Danish Universities See 43% Increase in Int’l Bachelor Degree Enrollment

Denmark Europe International Studies Higher Education News by Erudera News Aug 08, 2023

Copenhagen, Denmark (1)

The number of international students choosing bachelor degree programs at Danish universities is on the rise. Enrollment in bachelor degrees has increased by 43 percent this year compared to 2022.

Local media reports say that this year, 549 more international students are admitted to bachelor programs offered in English than in 2022. Of 1,835 international students pursuing an English-taught bachelor degree at Danish universities, most are from EU or Nordic countries.

According to Statista, the data provider, two-thirds of international exchange students in Denmark came from EU countries outside the Nordics in 2021, Erudera.com reports.

English-taught programs in Denmark have also witnessed an increase of 21 percent in overall international student enrollment.

Berlingske Tidende, a Danish daily newspaper, reported that there is increased interest among students to choose Denmark as their top study destination for a bachelor’s degree.

The report states that the number of students applying for a bachelor degree in Denmark is up nearly 111 percent between 2019 and 2023, from 2,307 to 4,858. But, the same notes that, on the other hand, the number of Danish students applying to universities dropped from 1,939 in 2019 to 1,871 in 2023, representing a 3.6 percent decrease.

Commenting on the increase in admission to universities, the director of Universities Denmark, Jesper Langergaard, expressed delight to see more youngsters pursuing higher education degrees in 2023. University World News reports that he said there is still some progress to be made to reach the levels before 2022.

“We are entering a time with fewer youths and a lack of qualified workforce and therefore it is good that more international students are admitted to Danish higher education institutions,” Langergaard said, mentioning there was an overall increase in students enrolled in IT and engineering programs, including international students.

Most recently, two opposition parties in Denmark, the left-wing Red-Green Alliance and center-left Social Liberals, said the decision to limit international student numbers in Denmark is a “crazy” move, a Danish broadcaster has reported.

Criticism came after two Danish colleges had to reject several international students although they had available slots.

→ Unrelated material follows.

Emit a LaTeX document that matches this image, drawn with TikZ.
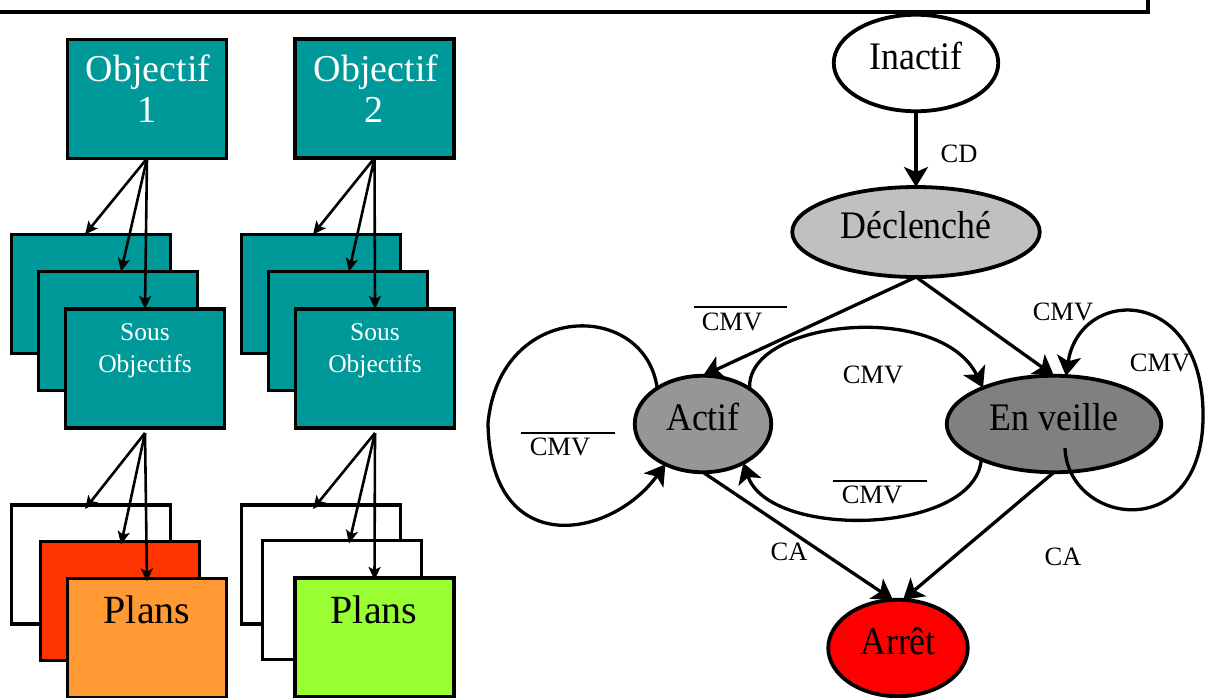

Students were rejected due to restrictions the government imposed on English-taught programs as part of plans to reduce the amount Denmark spends on its state student grant.

Last year, a large number of English-taught courses at Danish universities were canceled in a bid to reduce SU costs.

However, Danish authorities have introduced a new education plan in the summer that will increase the number of study programs taught in English.